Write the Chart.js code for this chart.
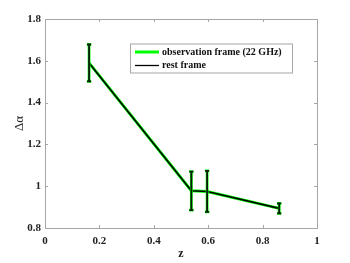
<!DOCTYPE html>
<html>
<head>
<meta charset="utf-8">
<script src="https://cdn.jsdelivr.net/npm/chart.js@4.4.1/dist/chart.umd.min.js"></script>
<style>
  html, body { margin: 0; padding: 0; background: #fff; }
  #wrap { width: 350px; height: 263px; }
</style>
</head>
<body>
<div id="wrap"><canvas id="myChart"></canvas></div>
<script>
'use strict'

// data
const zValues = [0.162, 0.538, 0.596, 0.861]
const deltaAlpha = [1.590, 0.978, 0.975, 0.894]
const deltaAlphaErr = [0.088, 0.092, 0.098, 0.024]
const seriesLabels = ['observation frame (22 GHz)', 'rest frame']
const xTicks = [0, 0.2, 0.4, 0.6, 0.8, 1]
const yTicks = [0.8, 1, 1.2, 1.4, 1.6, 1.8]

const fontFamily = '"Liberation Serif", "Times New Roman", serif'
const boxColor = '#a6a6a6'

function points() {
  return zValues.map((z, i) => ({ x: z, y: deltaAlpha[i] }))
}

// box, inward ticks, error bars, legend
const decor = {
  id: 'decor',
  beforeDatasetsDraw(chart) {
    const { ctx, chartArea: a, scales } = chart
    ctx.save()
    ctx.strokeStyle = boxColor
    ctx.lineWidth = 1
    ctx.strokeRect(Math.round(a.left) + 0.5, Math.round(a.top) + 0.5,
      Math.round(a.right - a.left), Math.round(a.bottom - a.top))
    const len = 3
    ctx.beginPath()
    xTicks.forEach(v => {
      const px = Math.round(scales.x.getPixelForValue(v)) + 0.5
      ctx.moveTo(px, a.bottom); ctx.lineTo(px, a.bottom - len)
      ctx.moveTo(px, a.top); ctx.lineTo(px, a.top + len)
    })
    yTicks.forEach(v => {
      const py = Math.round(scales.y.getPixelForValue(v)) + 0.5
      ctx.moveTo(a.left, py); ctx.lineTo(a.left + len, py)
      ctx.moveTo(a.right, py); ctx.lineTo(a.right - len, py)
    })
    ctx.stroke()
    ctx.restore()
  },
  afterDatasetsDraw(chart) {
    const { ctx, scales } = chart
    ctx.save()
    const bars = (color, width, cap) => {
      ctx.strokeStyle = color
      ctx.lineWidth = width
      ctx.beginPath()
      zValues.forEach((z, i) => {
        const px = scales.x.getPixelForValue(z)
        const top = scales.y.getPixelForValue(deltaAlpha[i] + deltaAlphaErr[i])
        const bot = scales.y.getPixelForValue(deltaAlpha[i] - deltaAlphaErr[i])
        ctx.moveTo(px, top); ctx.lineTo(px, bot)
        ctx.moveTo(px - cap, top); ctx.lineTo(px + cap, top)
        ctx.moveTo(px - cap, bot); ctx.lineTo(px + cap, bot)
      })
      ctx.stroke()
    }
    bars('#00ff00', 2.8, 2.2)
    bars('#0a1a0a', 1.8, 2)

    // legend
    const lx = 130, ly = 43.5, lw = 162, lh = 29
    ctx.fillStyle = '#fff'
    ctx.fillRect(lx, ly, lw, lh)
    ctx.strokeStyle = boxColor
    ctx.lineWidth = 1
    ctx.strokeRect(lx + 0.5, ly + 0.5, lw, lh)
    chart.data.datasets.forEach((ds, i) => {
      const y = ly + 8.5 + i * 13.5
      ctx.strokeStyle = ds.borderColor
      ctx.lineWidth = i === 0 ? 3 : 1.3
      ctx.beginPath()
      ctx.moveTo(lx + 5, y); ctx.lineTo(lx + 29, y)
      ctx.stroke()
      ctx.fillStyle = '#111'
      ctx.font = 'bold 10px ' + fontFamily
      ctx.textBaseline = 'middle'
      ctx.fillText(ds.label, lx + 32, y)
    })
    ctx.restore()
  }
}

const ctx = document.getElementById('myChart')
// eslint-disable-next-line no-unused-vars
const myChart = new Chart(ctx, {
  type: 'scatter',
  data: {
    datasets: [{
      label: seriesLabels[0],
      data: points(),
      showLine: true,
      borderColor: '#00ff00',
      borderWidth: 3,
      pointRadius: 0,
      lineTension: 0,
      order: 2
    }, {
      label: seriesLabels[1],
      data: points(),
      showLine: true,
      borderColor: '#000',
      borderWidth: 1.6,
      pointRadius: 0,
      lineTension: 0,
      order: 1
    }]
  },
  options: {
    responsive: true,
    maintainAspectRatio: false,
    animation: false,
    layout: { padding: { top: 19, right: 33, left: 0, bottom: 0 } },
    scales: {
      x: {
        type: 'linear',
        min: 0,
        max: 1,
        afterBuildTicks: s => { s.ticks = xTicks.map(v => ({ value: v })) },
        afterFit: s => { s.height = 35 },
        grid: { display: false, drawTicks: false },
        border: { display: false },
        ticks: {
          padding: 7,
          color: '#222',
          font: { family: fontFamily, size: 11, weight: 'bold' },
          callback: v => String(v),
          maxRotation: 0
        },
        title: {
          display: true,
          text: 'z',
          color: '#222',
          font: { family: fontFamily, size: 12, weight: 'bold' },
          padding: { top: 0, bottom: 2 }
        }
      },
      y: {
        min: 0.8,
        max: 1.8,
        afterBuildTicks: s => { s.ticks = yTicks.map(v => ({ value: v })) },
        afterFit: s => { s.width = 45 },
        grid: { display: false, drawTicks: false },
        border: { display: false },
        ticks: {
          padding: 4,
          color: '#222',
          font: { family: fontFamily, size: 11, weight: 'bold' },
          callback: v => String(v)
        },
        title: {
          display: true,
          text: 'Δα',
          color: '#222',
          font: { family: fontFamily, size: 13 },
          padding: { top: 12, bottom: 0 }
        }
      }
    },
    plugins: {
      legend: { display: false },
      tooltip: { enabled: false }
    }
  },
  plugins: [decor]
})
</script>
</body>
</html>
§
Task directions:
All of the data needs repeating exactly, but the pictures do not.

Completed task:
Write the Chart.js code for this chart.
<!DOCTYPE html>
<html>
<head>
<meta charset="utf-8">
<script src="https://cdn.jsdelivr.net/npm/chart.js@4.4.1/dist/chart.umd.min.js"></script>
<style>
  html, body { margin: 0; padding: 0; background: #fff; }
  #wrap { width: 350px; height: 263px; }
</style>
</head>
<body>
<div id="wrap"><canvas id="myChart"></canvas></div>
<script>
'use strict'

// data
const zValues = [0.162, 0.538, 0.596, 0.861]
const deltaAlpha = [1.590, 0.978, 0.975, 0.894]
const deltaAlphaErr = [0.088, 0.092, 0.098, 0.024]
const seriesLabels = ['observation frame (22 GHz)', 'rest frame']
const xTicks = [0, 0.2, 0.4, 0.6, 0.8, 1]
const yTicks = [0.8, 1, 1.2, 1.4, 1.6, 1.8]

const fontFamily = '"Liberation Serif", "Times New Roman", serif'
const boxColor = '#a6a6a6'

function points() {
  return zValues.map((z, i) => ({ x: z, y: deltaAlpha[i] }))
}

// box, inward ticks, error bars, legend
const decor = {
  id: 'decor',
  beforeDatasetsDraw(chart) {
    const { ctx, chartArea: a, scales } = chart
    ctx.save()
    ctx.strokeStyle = boxColor
    ctx.lineWidth = 1
    ctx.strokeRect(Math.round(a.left) + 0.5, Math.round(a.top) + 0.5,
      Math.round(a.right - a.left), Math.round(a.bottom - a.top))
    const len = 3
    ctx.beginPath()
    xTicks.forEach(v => {
      const px = Math.round(scales.x.getPixelForValue(v)) + 0.5
      ctx.moveTo(px, a.bottom); ctx.lineTo(px, a.bottom - len)
      ctx.moveTo(px, a.top); ctx.lineTo(px, a.top + len)
    })
    yTicks.forEach(v => {
      const py = Math.round(scales.y.getPixelForValue(v)) + 0.5
      ctx.moveTo(a.left, py); ctx.lineTo(a.left + len, py)
      ctx.moveTo(a.right, py); ctx.lineTo(a.right - len, py)
    })
    ctx.stroke()
    ctx.restore()
  },
  afterDatasetsDraw(chart) {
    const { ctx, scales } = chart
    ctx.save()
    const bars = (color, width, cap) => {
      ctx.strokeStyle = color
      ctx.lineWidth = width
      ctx.beginPath()
      zValues.forEach((z, i) => {
        const px = scales.x.getPixelForValue(z)
        const top = scales.y.getPixelForValue(deltaAlpha[i] + deltaAlphaErr[i])
        const bot = scales.y.getPixelForValue(deltaAlpha[i] - deltaAlphaErr[i])
        ctx.moveTo(px, top); ctx.lineTo(px, bot)
        ctx.moveTo(px - cap, top); ctx.lineTo(px + cap, top)
        ctx.moveTo(px - cap, bot); ctx.lineTo(px + cap, bot)
      })
      ctx.stroke()
    }
    bars('#00ff00', 2.8, 2.2)
    bars('#0a1a0a', 1.8, 2)

    // legend
    const lx = 130, ly = 43.5, lw = 162, lh = 29
    ctx.fillStyle = '#fff'
    ctx.fillRect(lx, ly, lw, lh)
    ctx.strokeStyle = boxColor
    ctx.lineWidth = 1
    ctx.strokeRect(lx + 0.5, ly + 0.5, lw, lh)
    chart.data.datasets.forEach((ds, i) => {
      const y = ly + 8.5 + i * 13.5
      ctx.strokeStyle = ds.borderColor
      ctx.lineWidth = i === 0 ? 3 : 1.3
      ctx.beginPath()
      ctx.moveTo(lx + 5, y); ctx.lineTo(lx + 29, y)
      ctx.stroke()
      ctx.fillStyle = '#111'
      ctx.font = 'bold 10px ' + fontFamily
      ctx.textBaseline = 'middle'
      ctx.fillText(ds.label, lx + 32, y)
    })
    ctx.restore()
  }
}

const ctx = document.getElementById('myChart')
// eslint-disable-next-line no-unused-vars
const myChart = new Chart(ctx, {
  type: 'scatter',
  data: {
    datasets: [{
      label: seriesLabels[0],
      data: points(),
      showLine: true,
      borderColor: '#00ff00',
      borderWidth: 3,
      pointRadius: 0,
      lineTension: 0,
      order: 2
    }, {
      label: seriesLabels[1],
      data: points(),
      showLine: true,
      borderColor: '#000',
      borderWidth: 1.6,
      pointRadius: 0,
      lineTension: 0,
      order: 1
    }]
  },
  options: {
    responsive: true,
    maintainAspectRatio: false,
    animation: false,
    layout: { padding: { top: 19, right: 33, left: 0, bottom: 0 } },
    scales: {
      x: {
        type: 'linear',
        min: 0,
        max: 1,
        afterBuildTicks: s => { s.ticks = xTicks.map(v => ({ value: v })) },
        afterFit: s => { s.height = 35 },
        grid: { display: false, drawTicks: false },
        border: { display: false },
        ticks: {
          padding: 7,
          color: '#222',
          font: { family: fontFamily, size: 11, weight: 'bold' },
          callback: v => String(v),
          maxRotation: 0
        },
        title: {
          display: true,
          text: 'z',
          color: '#222',
          font: { family: fontFamily, size: 12, weight: 'bold' },
          padding: { top: 0, bottom: 2 }
        }
      },
      y: {
        min: 0.8,
        max: 1.8,
        afterBuildTicks: s => { s.ticks = yTicks.map(v => ({ value: v })) },
        afterFit: s => { s.width = 45 },
        grid: { display: false, drawTicks: false },
        border: { display: false },
        ticks: {
          padding: 4,
          color: '#222',
          font: { family: fontFamily, size: 11, weight: 'bold' },
          callback: v => String(v)
        },
        title: {
          display: true,
          text: 'Δα',
          color: '#222',
          font: { family: fontFamily, size: 13 },
          padding: { top: 12, bottom: 0 }
        }
      }
    },
    plugins: {
      legend: { display: false },
      tooltip: { enabled: false }
    }
  },
  plugins: [decor]
})
</script>
</body>
</html>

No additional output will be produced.